Ricardo Blas Jr.

Personal information
- Nationality: Chamorro
- Born: October 19, 1986 (age 39) Tamuning, Guam
- Height: 1.85 m (6 ft 1 in)
- Weight: 218 kg (481 lb)

Sport
- Country: Guam
- Sport: Judo
- Event: Men's +100 kg

= Ricardo Blas Jr. =

Guamanian judoka (born 1986)

Ricardo Blas Jr. (born October 19, 1986) is a judoka from Guam who competed at the 2008 and 2012 Summer Olympics. The son of Ricardo Blas, himself a judoka and Olympic competitor, Blas Jr. began training at the age of five and eventually earned the nickname "The Little Mountain" due to his weight. He entered the heavyweight event at the 2008 Games on a wild card selection as the Oceania bronze medalist, losing all his bouts in both the main and repechage stages of the competition. He participated again at the 2012 edition and was eliminated in the second round of the tournament.
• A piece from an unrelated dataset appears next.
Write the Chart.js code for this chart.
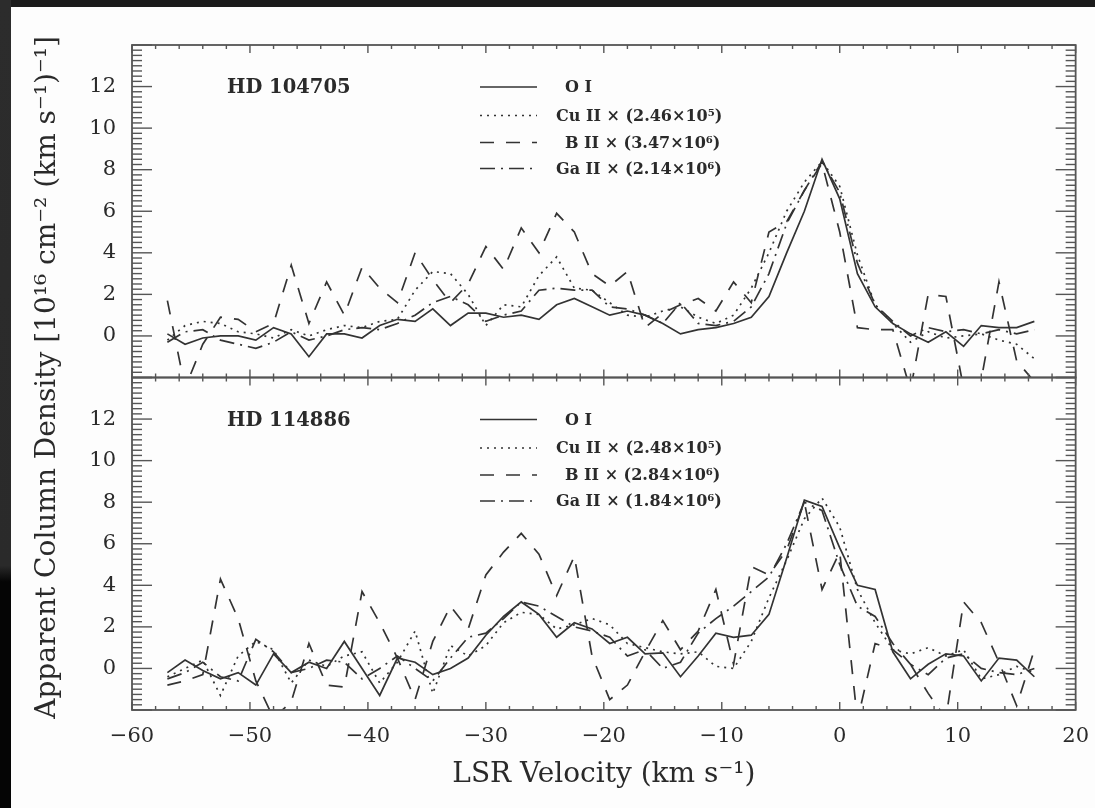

At 218 kg, he is the heaviest person to have competed at the modern Olympic Games.

==Early life==
Blas was born on October 19, 1986, the son of Ricardo Blas. The elder Blas was a judoka who competed for Guam at the 1988 Summer Olympics in Seoul, placing joint-19th in the men's heavyweight competition, after losing his only bout. Following in the footsteps of his father, who as of 2008 was serving as the president of the Guam National Olympic Committee, he began training in judo at the age of five, attended a judo college in Japan, and eventually earned the designation of being a black belt in the sport. He was larger than his peers as a child and eventually gained the nickname "The Little Mountain".

==Competitive career==
Prior to the 2008 Summer Olympics in Beijing, Blas had found success at the international level in judo, having earned a bronze medal at the 2003 and 2007 Pacific Games, and was considered a household name in Guam. Going into the men's heavyweight event at the Games he had placed seventh in the +100 kg category at the 2007 World Judo Championships. He had also been selected as the flagbearer for his nation's six-member delegation. At the officially recorded weight of 463 lb he was the heaviest competitor not only at the Beijing Olympics, but most likely at any modern Olympic Games, as he surpassed the previous Olympic weight record by 44 lb. He lost his first bout against Lasha Gujejiani of Georgia, suffering a penalty for stalling, and later claimed that he simply "froze up". He qualified for the repechage because Gujejiani reached the semifinals of the main competition, but was defeated by Daniel McCormick of the United States, having been penalized again, this time for stepping out of bounds in the final 30 seconds. In 2009 he placed second, behind Cedric Medeuf of France in the men's +100 kg event at that year's U.S. Open.

Blas returned for the 2012 Summer Olympics in London in the +100kg division, with a reported weight 218 kg. After winning his first bout against Facinet Keita of Guinea, he was beaten by Cuba's Óscar Brayson in the second round. His defeat of Keita, however, made him the first judoka from Guam to reach the second round of an Olympic tournament.